= Exercise description =
Starting at the line that contains "Write a web" and stopping after the line that contains "91, 84, 78];", copy the lines exactly. Pictures are left out.

= Figure scripts =
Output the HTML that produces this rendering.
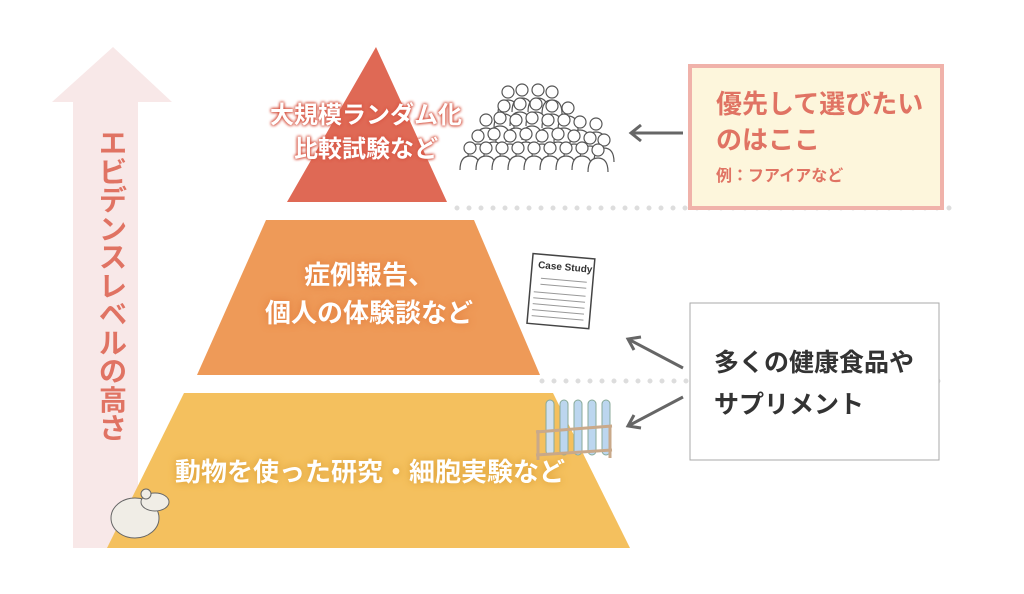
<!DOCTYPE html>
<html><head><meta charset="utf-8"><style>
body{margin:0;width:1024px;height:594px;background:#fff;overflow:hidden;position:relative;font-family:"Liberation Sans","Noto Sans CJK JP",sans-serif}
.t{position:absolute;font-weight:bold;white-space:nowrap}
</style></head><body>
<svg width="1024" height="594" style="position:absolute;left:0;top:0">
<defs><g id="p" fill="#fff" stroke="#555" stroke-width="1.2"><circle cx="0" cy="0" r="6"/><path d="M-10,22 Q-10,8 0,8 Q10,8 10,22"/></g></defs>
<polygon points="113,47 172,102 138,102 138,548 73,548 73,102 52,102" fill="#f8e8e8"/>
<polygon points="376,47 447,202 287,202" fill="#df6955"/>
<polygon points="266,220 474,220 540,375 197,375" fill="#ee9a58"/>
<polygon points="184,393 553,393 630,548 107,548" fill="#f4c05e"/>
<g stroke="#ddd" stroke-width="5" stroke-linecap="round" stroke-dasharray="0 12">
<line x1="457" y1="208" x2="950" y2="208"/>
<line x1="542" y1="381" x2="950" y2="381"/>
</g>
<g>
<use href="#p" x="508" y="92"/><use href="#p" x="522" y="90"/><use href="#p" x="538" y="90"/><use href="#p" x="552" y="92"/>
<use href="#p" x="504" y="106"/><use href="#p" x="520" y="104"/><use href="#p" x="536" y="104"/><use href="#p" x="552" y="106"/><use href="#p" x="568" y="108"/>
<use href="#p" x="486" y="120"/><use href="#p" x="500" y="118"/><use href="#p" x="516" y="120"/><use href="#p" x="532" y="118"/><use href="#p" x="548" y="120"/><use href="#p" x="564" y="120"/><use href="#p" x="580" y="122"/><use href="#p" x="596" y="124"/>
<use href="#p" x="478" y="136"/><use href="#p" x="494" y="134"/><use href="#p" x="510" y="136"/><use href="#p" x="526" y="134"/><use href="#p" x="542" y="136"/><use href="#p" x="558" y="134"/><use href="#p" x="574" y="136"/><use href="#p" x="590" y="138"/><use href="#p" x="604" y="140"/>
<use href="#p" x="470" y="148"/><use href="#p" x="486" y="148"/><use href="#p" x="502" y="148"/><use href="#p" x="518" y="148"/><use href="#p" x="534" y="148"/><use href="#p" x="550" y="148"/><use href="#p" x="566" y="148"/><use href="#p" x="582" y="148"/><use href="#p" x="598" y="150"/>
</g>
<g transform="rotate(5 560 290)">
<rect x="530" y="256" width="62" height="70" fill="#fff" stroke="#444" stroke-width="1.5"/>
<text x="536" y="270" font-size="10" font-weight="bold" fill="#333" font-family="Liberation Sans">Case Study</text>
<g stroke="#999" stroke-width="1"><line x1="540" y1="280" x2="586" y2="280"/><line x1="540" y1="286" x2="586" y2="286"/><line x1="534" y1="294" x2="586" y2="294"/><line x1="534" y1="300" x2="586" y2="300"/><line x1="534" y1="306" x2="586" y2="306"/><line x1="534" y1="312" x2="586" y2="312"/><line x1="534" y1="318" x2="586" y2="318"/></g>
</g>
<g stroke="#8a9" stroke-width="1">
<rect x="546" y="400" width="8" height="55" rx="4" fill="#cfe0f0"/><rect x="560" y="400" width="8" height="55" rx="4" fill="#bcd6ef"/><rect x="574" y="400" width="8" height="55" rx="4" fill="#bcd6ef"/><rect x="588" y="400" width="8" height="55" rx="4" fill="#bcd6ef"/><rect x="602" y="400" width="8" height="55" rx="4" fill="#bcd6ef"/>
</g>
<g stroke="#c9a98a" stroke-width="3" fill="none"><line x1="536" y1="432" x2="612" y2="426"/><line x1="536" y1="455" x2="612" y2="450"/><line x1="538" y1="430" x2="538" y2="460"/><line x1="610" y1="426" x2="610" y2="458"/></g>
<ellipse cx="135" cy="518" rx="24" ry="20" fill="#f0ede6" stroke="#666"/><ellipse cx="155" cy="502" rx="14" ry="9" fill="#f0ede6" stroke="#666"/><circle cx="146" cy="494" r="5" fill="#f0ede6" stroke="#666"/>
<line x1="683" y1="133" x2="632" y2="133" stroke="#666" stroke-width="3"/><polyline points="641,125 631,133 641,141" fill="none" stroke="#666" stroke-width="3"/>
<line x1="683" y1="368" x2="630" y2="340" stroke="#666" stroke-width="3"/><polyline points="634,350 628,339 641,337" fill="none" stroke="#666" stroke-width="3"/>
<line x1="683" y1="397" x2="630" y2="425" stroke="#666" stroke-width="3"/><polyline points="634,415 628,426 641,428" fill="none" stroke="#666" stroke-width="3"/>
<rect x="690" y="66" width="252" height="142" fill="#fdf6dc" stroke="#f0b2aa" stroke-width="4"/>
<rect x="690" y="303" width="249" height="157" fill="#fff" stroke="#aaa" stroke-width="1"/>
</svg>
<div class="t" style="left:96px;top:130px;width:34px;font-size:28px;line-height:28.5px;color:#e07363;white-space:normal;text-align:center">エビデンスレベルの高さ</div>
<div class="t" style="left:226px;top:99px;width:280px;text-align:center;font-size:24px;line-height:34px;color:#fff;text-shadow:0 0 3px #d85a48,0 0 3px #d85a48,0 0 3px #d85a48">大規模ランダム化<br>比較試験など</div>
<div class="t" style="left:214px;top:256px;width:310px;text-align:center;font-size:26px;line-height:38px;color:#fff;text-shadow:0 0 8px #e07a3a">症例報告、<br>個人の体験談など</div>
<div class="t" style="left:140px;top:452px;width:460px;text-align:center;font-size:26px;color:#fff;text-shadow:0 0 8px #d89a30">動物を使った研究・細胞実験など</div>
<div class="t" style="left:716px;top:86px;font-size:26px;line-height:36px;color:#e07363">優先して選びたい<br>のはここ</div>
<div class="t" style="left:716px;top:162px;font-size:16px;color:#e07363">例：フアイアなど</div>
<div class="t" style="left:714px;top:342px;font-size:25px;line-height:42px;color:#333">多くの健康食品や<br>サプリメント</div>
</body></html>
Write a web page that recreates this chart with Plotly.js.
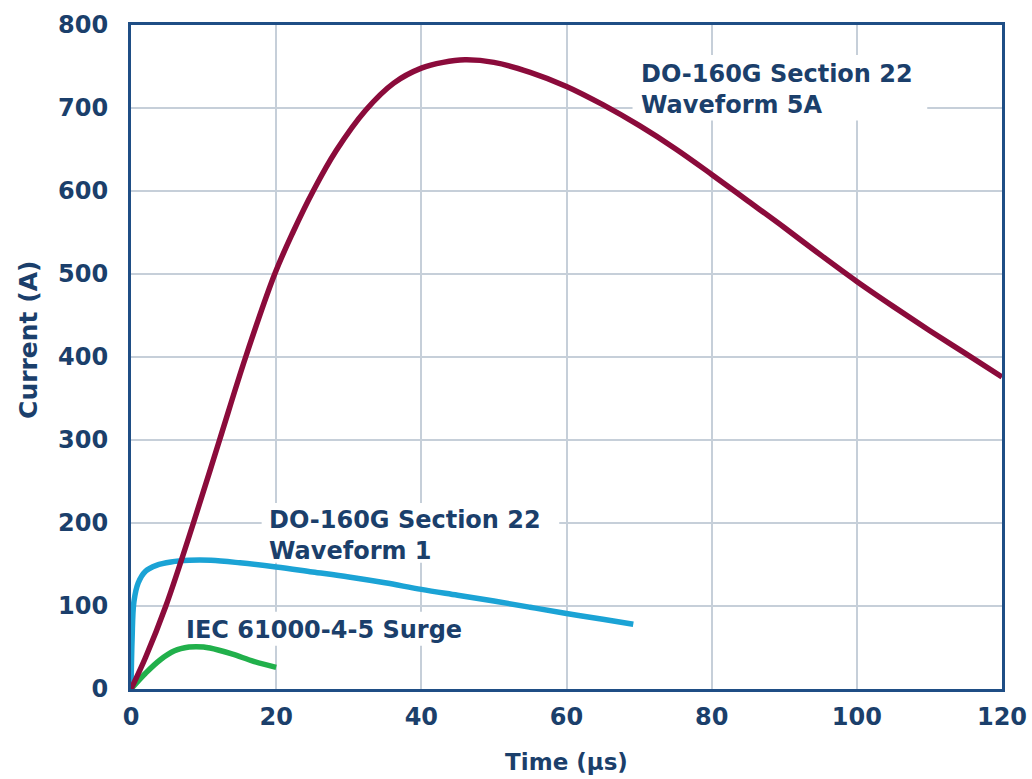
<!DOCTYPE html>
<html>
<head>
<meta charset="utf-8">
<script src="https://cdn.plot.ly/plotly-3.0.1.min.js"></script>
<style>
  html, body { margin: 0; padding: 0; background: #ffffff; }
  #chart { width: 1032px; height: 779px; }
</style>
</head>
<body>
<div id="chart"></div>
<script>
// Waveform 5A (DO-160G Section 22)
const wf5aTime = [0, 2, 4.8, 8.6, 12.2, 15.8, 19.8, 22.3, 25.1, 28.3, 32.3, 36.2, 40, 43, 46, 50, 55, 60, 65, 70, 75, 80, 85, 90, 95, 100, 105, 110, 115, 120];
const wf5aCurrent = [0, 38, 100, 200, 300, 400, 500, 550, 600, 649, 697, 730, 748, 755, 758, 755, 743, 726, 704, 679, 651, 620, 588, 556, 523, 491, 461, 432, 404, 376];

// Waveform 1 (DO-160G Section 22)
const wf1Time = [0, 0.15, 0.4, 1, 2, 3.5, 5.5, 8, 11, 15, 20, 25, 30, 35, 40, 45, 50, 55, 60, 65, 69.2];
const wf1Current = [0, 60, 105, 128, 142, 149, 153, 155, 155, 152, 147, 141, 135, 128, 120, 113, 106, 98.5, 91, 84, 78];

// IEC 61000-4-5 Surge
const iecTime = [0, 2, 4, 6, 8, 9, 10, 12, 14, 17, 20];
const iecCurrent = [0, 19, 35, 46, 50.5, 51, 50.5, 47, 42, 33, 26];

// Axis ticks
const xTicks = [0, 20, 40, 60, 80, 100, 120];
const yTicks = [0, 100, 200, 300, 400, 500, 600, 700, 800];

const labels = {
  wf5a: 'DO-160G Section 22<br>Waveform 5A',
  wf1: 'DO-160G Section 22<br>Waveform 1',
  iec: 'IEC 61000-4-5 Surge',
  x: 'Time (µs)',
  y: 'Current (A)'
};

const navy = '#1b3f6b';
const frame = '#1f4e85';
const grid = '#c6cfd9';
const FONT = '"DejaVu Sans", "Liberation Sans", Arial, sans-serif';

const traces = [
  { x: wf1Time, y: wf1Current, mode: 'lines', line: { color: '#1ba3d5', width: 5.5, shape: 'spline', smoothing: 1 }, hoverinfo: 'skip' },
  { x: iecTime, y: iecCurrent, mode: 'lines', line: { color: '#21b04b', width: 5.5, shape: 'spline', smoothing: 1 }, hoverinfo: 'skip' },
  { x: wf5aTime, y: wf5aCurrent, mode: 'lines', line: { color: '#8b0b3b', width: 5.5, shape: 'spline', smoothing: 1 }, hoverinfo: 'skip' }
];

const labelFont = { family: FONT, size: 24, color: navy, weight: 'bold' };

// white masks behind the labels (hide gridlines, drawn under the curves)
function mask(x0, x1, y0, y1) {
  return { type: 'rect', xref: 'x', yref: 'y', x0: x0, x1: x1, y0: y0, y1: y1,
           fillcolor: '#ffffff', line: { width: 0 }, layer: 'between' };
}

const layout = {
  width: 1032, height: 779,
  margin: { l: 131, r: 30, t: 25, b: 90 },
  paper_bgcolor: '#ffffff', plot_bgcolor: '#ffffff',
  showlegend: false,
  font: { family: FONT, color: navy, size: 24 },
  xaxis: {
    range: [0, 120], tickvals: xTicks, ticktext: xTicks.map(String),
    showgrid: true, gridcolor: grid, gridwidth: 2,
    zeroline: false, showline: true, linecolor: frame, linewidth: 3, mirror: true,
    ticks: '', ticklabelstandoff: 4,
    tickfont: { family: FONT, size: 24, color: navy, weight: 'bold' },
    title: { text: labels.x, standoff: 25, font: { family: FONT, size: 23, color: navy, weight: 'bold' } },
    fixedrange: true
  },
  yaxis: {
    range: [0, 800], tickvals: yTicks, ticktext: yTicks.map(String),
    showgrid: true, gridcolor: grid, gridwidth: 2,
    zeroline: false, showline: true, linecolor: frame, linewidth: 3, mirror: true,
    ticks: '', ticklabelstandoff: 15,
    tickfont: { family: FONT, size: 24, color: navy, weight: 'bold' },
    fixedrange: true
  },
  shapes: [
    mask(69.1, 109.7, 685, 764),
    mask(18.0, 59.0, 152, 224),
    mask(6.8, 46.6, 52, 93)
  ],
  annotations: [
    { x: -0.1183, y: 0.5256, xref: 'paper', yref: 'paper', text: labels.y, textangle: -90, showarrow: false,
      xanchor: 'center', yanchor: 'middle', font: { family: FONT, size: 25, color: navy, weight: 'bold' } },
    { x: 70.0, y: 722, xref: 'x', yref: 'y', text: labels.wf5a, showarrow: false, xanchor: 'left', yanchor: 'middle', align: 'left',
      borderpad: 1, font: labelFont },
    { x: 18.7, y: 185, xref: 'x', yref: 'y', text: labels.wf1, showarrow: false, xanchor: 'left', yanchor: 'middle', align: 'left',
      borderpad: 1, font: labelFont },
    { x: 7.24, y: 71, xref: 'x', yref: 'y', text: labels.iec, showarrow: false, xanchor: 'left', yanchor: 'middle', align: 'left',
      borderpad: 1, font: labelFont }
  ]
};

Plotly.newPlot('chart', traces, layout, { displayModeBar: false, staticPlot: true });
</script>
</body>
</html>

= Problem solution =
Write a web page that recreates this chart with Plotly.js.
<!DOCTYPE html>
<html>
<head>
<meta charset="utf-8">
<script src="https://cdn.plot.ly/plotly-3.0.1.min.js"></script>
<style>
  html, body { margin: 0; padding: 0; background: #ffffff; }
  #chart { width: 1032px; height: 779px; }
</style>
</head>
<body>
<div id="chart"></div>
<script>
// Waveform 5A (DO-160G Section 22)
const wf5aTime = [0, 2, 4.8, 8.6, 12.2, 15.8, 19.8, 22.3, 25.1, 28.3, 32.3, 36.2, 40, 43, 46, 50, 55, 60, 65, 70, 75, 80, 85, 90, 95, 100, 105, 110, 115, 120];
const wf5aCurrent = [0, 38, 100, 200, 300, 400, 500, 550, 600, 649, 697, 730, 748, 755, 758, 755, 743, 726, 704, 679, 651, 620, 588, 556, 523, 491, 461, 432, 404, 376];

// Waveform 1 (DO-160G Section 22)
const wf1Time = [0, 0.15, 0.4, 1, 2, 3.5, 5.5, 8, 11, 15, 20, 25, 30, 35, 40, 45, 50, 55, 60, 65, 69.2];
const wf1Current = [0, 60, 105, 128, 142, 149, 153, 155, 155, 152, 147, 141, 135, 128, 120, 113, 106, 98.5, 91, 84, 78];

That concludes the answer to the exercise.